Y entonces parpadeas y te plantas en esos años en los que --al menos para mi generación-- el cine es una excusa ideal para reencontrarte con esa gente a la que, por pereza o agendas repletas, no ves cuanto deberías. Quedas para hacer un Verdi y luego a tomar algo para ponernos al día. Mi hermano, mis hermanas, mis cuñados, amigos/as de esos que no mezclas con ningún otro de tus grupos de referencia, visitas de familiares y amigos desde otras ciudades... Una vez, después de quedar con una de mis hermanas para ver una película pactada de antemano, la convencí, justo antes de comprar las entradas, para ver otra de la que no tenía referencia alguna pero hubo algo en el argumento que me atrajo (hoy sigo la carrera de su director a pesar de que sigue sin convencerme).
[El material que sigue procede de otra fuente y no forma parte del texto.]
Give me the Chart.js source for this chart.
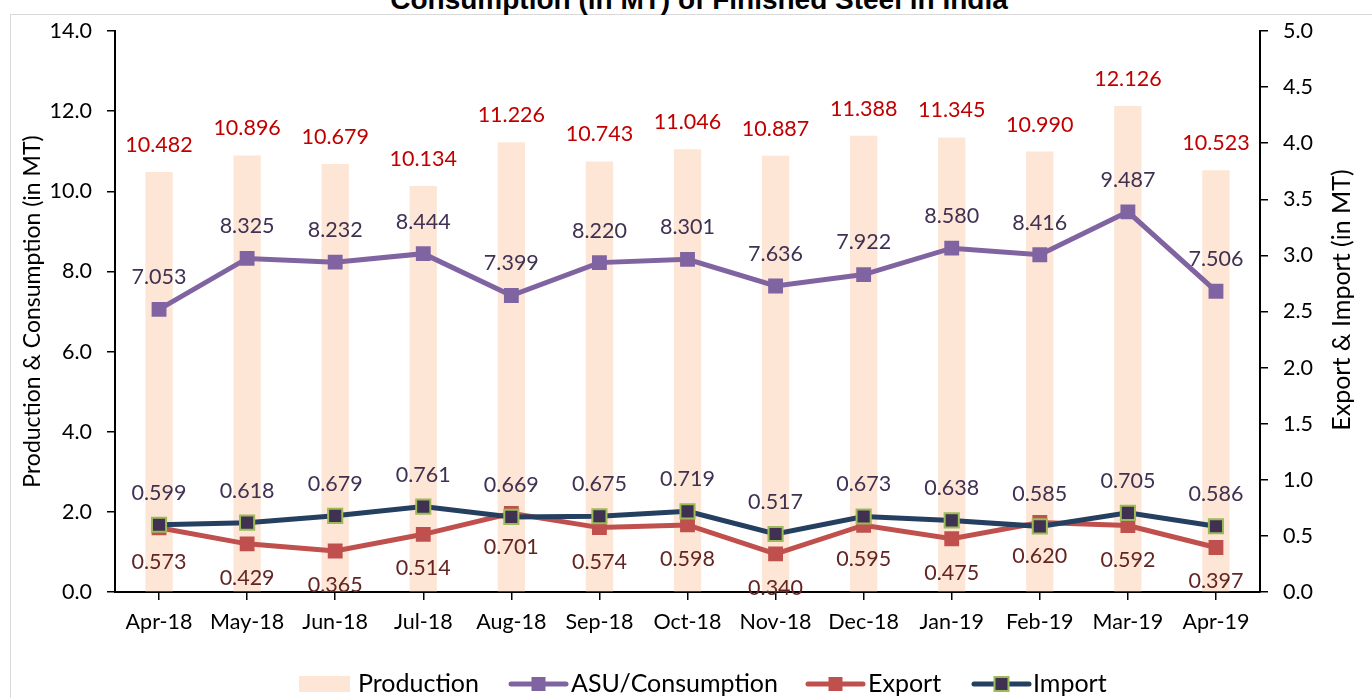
<!DOCTYPE html>
<html>
<head>
<meta charset="utf-8">
<script src="https://cdn.jsdelivr.net/npm/chart.js@4.4.1/dist/chart.umd.min.js"></script>
<style>
  html, body { margin: 0; padding: 0; background: #fff; overflow: hidden; }
  #wrap { position: relative; width: 1372px; height: 698px; overflow: hidden; }
  #frame { position: absolute; left: 10px; top: 14px; width: 1420px; height: 720px; border: 1px solid #d9d9d9; }
  #title { position: absolute; left: 13px; width: 1372px; top: -16px; line-height: 28px; text-align: center;
           font: bold 28px "Liberation Sans Narrow", "Arial Narrow", Arial, sans-serif; color: #000; white-space: nowrap; }
  canvas { position: absolute; left: 0; top: 0; }
</style>
</head>
<body>
<div id="wrap">
  <div id="frame"></div>
  <div id="title">Consumption (in MT) of Finished Steel in India</div>
  <canvas id="chart" width="1372" height="698"></canvas>
</div>
<script>
// Chart data
const months = ['Apr-18', 'May-18', 'Jun-18', 'Jul-18', 'Aug-18', 'Sep-18', 'Oct-18',
                'Nov-18', 'Dec-18', 'Jan-19', 'Feb-19', 'Mar-19', 'Apr-19'];
const production = [10.482, 10.896, 10.679, 10.134, 11.226, 10.743, 11.046, 10.887, 11.388, 11.345, 10.990, 12.126, 10.523];
const consumption = [7.053, 8.325, 8.232, 8.444, 7.399, 8.220, 8.301, 7.636, 7.922, 8.580, 8.416, 9.487, 7.506];
const exportVals = [0.573, 0.429, 0.365, 0.514, 0.701, 0.574, 0.598, 0.340, 0.595, 0.475, 0.620, 0.592, 0.397];
const importVals = [0.599, 0.618, 0.679, 0.761, 0.669, 0.675, 0.719, 0.517, 0.673, 0.638, 0.585, 0.705, 0.586];
const leftTicks = [0, 14, 2];    // min, max, step
const rightTicks = [0, 5, 0.5];

const FONT = 'Lato';
const C = {
  bar: '#fde6d6', barLabel: '#c00000',
  asu: '#8064a2', asuLabel: '#403152',
  exp: '#c0504d', expLabel: '#632523',
  imp: '#243f60', impMarker: '#403152', impBorder: '#9bbb59', impLabel: '#403152'
};

// value labels next to each mark
const valueLabels = {
  id: 'valueLabels',
  afterDatasetsDraw(chart) {
    const ctx = chart.ctx;
    chart.data.datasets.forEach((ds, i) => {
      const meta = chart.getDatasetMeta(i);
      ctx.save();
      ctx.font = '21.5px ' + FONT;
      ctx.fillStyle = ds.labelColor;
      ctx.textAlign = 'center';
      ctx.textBaseline = 'middle';
      meta.data.forEach((el, j) => {
        ctx.fillText(ds.data[j].toFixed(3), el.x, el.y + ds.labelShift);
      });
      ctx.restore();
    });
  }
};

// right axis title (reads bottom to top) and bottom legend
const extras = {
  id: 'extras',
  afterDraw(chart) {
    const ctx = chart.ctx;
    ctx.save();
    ctx.translate(1342, 300);
    ctx.rotate(-Math.PI / 2);
    ctx.font = '25px ' + FONT;
    ctx.fillStyle = '#000';
    ctx.textAlign = 'center';
    ctx.textBaseline = 'middle';
    ctx.fillText('Export & Import (in MT)', 0, 0);
    ctx.restore();

    const y = 684;
    ctx.save();
    ctx.font = '25px ' + FONT;
    ctx.textBaseline = 'middle';
    ctx.fillStyle = C.bar;
    ctx.fillRect(299, y - 8, 51, 16);
    ctx.fillStyle = '#000';
    ctx.fillText('Production', 358, y);

    const items = [
      { x0: 511, x1: 566, line: C.asu, fill: C.asu, border: C.asu, text: 'ASU/Consumption', tx: 571 },
      { x0: 808, x1: 863, line: C.exp, fill: C.exp, border: C.exp, text: 'Export', tx: 868 },
      { x0: 974, x1: 1029, line: C.imp, fill: C.impMarker, border: C.impBorder, text: 'Import', tx: 1033 }
    ];
    items.forEach(it => {
      ctx.strokeStyle = it.line;
      ctx.lineWidth = 5;
      ctx.lineCap = 'round';
      ctx.beginPath();
      ctx.moveTo(it.x0, y);
      ctx.lineTo(it.x1, y);
      ctx.stroke();
      const cx = (it.x0 + it.x1) / 2;
      ctx.fillStyle = it.fill;
      ctx.fillRect(cx - 7, y - 7, 14, 14);
      if (it.border !== it.fill) {
        ctx.strokeStyle = it.border;
        ctx.lineWidth = 2;
        ctx.strokeRect(cx - 7, y - 7, 14, 14);
      }
      ctx.fillStyle = '#000';
      ctx.fillText(it.text, it.tx, y);
    });
    ctx.restore();
  }
};

const tickFont = { family: FONT, size: 21.5 };
const axisGrid = { display: true, drawOnChartArea: false, drawTicks: true, tickLength: 8, color: '#000', lineWidth: 1.5 };
const axisBorder = { display: true, color: '#000', width: 2 };

new Chart(document.getElementById('chart'), {
  data: {
    labels: months,
    datasets: [
      {
        type: 'bar', label: 'Production', data: production, yAxisID: 'y',
        backgroundColor: C.bar, borderWidth: 0,
        barPercentage: 0.31, categoryPercentage: 1, order: 4,
        labelColor: C.barLabel, labelShift: -27
      },
      {
        type: 'line', label: 'ASU/Consumption', data: consumption, yAxisID: 'y',
        borderColor: C.asu, borderWidth: 5, pointStyle: 'rect', pointRadius: 10.5,
        pointBackgroundColor: C.asu, pointBorderColor: C.asu, pointBorderWidth: 0, order: 3,
        labelColor: C.asuLabel, labelShift: -32
      },
      {
        type: 'line', label: 'Export', data: exportVals, yAxisID: 'y1',
        borderColor: C.exp, borderWidth: 5, pointStyle: 'rect', pointRadius: 10.5,
        pointBackgroundColor: C.exp, pointBorderColor: C.exp, pointBorderWidth: 0, order: 2,
        labelColor: C.expLabel, labelShift: 34
      },
      {
        type: 'line', label: 'Import', data: importVals, yAxisID: 'y1',
        borderColor: C.imp, borderWidth: 5, pointStyle: 'rect', pointRadius: 10,
        pointBackgroundColor: C.impMarker, pointBorderColor: C.impBorder, pointBorderWidth: 2, order: 1,
        labelColor: C.impLabel, labelShift: -32
      }
    ]
  },
  options: {
    responsive: false,
    animation: false,
    devicePixelRatio: 1,
    layout: { padding: { top: 31, left: 0, right: 0, bottom: 0 } },
    plugins: {
      legend: { display: false },
      tooltip: { enabled: false },
      title: { display: false }
    },
    scales: {
      x: {
        offset: true,
        grid: Object.assign({}, axisGrid, { offset: false }),
        border: axisBorder,
        ticks: { color: '#000', font: tickFont, padding: 9, maxRotation: 0, autoSkip: false },
        afterFit: s => { s.height = 106; }
      },
      y: {
        position: 'left',
        min: leftTicks[0], max: leftTicks[1],
        grid: axisGrid,
        border: axisBorder,
        ticks: { stepSize: leftTicks[2], color: '#000', font: tickFont, padding: 15, callback: v => v.toFixed(1) },
        title: { display: true, text: 'Production & Consumption (in MT)', color: '#000',
                 font: { family: FONT, size: 23 }, padding: { top: 19, bottom: 0 } },
        afterFit: s => { s.width = 115; }
      },
      y1: {
        position: 'right',
        min: rightTicks[0], max: rightTicks[1],
        grid: axisGrid,
        border: axisBorder,
        ticks: { stepSize: rightTicks[2], color: '#000', font: tickFont, padding: 15, callback: v => v.toFixed(1) },
        afterFit: s => { s.width = 112; }
      }
    }
  },
  plugins: [valueLabels, extras]
});
</script>
</body>
</html>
A ninguno nos gustó nada, y ella continúa recordándome de tanto en tanto aquel acto descarado de manipulación. Me doy cuenta de que ha hecho falta que cada uno de nosotros haya completado su recorrido vital hasta una especie de madurez y/o calma sentimental, para que la película ya no sea un problema; más bien al contrario, una excusa perfecta para entablar una conversación que nos llevará a repasar nuestras vidas y nuestros amores también...
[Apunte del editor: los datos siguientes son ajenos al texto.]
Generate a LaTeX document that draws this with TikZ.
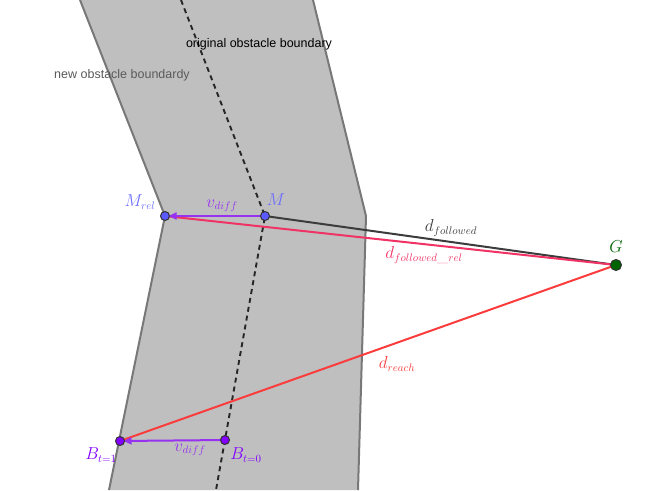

Hubo un tiempo, a poco de mudarme a Gràcia, cuando todavía no había interiorizado lo de ir al cine sin haberlo planificado antes, en que notaba que mi gusto cinematográfico se alejaba de los que conocía en mis grupos de referencia. Tenía la sensación de vivir en una especie de reserva cinéfila, a salvo de la presión de los taquillazos gracias a todo ese cine raro que me servía de arrecife y de biota. En esos años, me definía a mí mismo como un animalillo del Verdi, una especie protegida que, muy probablemente, no sería capaz de sobrevivir sin protección en la cartelera. Pero gracias al Verdi podía aventurarme sin temor en esas otras salas, donde era yo quien se dejaba arrastrar, sabiendo que días después regresaría a mi microclima cinéfilo, a mis adoradas películas raras.
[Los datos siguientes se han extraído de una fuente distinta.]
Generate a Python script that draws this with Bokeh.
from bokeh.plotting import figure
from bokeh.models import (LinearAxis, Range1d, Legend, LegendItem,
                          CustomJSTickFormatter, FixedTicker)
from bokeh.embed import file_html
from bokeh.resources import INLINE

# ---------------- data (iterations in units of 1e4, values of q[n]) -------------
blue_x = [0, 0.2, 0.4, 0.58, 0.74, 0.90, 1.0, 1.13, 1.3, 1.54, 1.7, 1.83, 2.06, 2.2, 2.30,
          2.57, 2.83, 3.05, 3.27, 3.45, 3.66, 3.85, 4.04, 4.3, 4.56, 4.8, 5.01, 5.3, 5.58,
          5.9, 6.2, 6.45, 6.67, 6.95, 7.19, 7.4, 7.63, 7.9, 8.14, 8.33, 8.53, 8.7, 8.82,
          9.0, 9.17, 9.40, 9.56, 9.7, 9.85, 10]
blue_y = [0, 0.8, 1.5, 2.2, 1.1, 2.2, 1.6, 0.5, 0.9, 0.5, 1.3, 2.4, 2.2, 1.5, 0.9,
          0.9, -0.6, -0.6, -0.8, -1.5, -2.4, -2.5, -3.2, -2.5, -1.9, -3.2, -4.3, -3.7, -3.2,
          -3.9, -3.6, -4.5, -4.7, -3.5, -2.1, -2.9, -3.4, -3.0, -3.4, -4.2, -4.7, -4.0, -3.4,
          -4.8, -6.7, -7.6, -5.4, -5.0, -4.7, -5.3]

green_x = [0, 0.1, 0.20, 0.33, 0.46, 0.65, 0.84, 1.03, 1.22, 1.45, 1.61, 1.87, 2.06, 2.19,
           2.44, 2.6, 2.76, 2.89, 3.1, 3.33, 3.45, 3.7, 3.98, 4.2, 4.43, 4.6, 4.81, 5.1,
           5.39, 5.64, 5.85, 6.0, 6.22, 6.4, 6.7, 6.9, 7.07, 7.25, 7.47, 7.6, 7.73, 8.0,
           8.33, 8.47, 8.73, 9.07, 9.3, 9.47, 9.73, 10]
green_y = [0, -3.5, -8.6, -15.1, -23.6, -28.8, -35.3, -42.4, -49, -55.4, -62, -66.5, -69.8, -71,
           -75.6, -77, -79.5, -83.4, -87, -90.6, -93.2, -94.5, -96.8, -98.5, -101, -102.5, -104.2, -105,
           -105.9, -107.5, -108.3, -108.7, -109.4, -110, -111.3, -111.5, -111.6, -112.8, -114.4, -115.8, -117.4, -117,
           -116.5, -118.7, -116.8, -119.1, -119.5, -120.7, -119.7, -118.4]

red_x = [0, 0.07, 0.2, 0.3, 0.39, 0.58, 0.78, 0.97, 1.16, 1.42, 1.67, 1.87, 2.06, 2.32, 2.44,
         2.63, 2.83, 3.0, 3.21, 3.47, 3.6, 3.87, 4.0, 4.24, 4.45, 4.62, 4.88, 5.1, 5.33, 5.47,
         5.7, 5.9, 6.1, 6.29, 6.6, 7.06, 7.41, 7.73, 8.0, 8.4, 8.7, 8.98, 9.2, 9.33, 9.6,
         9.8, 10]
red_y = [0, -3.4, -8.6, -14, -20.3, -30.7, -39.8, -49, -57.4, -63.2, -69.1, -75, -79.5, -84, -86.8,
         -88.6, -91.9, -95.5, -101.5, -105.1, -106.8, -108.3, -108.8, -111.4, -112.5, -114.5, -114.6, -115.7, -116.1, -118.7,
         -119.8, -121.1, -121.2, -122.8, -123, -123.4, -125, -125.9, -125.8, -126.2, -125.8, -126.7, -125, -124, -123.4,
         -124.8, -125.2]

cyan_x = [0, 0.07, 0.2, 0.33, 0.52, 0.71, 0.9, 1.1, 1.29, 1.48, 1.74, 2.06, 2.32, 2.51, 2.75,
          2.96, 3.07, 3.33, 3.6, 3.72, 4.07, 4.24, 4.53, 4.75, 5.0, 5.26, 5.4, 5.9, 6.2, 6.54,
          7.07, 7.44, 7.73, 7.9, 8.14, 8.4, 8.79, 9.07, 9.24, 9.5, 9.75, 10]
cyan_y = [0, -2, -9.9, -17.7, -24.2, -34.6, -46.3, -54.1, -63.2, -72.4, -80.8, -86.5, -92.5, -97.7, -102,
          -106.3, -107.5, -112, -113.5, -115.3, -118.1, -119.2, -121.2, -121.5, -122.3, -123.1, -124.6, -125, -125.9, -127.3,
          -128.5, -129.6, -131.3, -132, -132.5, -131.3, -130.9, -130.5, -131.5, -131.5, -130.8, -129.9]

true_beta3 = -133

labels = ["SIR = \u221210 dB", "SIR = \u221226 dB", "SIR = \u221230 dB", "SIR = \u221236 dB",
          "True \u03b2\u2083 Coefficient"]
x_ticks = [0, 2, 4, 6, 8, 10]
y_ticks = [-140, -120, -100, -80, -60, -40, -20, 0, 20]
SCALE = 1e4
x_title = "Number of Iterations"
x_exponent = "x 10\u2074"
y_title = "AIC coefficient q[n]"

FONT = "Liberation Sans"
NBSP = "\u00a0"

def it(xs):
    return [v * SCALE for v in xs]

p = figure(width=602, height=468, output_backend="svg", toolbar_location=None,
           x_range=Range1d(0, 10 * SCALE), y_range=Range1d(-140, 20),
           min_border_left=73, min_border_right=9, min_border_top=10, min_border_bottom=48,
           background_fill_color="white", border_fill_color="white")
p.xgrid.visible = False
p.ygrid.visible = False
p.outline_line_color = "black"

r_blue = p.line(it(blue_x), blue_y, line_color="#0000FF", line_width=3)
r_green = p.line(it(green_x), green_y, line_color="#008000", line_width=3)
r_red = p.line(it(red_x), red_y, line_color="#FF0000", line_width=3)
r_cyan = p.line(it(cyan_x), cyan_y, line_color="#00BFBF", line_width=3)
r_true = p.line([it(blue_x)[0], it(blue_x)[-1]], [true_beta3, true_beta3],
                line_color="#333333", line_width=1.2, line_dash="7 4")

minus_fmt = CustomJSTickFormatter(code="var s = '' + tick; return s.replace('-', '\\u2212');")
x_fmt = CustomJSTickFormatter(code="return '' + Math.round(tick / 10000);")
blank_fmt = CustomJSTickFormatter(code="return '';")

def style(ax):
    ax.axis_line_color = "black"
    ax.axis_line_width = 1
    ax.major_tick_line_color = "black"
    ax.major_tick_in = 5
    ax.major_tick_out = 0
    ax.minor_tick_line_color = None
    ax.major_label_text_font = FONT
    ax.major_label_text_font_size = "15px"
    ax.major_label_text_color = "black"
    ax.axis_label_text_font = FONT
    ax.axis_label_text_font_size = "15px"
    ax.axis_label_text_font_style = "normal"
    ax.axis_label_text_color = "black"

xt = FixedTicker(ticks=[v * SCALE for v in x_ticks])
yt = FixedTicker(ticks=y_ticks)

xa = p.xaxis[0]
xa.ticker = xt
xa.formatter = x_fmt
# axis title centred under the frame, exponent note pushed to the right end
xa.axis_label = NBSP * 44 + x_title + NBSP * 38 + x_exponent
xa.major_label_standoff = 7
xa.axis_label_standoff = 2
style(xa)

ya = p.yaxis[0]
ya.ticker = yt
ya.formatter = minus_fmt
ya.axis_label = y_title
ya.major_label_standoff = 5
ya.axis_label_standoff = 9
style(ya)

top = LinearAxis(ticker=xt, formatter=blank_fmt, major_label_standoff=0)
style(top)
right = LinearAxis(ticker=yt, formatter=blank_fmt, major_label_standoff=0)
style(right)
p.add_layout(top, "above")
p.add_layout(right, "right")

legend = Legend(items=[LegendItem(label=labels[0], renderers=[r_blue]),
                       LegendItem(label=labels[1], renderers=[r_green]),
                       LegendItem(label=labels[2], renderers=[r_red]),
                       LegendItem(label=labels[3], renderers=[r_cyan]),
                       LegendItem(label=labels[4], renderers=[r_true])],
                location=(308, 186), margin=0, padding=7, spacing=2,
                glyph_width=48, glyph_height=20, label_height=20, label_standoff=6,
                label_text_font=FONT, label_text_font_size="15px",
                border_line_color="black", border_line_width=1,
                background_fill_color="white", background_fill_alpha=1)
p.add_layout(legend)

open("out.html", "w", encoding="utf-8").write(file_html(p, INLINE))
Y así vamos pasando la vida, señora jueza: y aunque ahora vivo algo más lejos del Verdi, intento regresar de tanto en tanto. Lo hago por algún título especial, por la cena de después, por la copa de antes, por los reencuentros que propicia, por ser uno de los lugares donde, cada vez que voy, se completa mi educación sentimental. Es el lugar donde he descubierto el cine que me gusta y donde he adquirido material de primera para mis locas teorías, esas que disfruto escribiendo y exponiendo para provocar y divertir. Dicen que a leer se aprende, y que luego aprendemos a aprender leyendo. Sucede exactamente igual con el cine.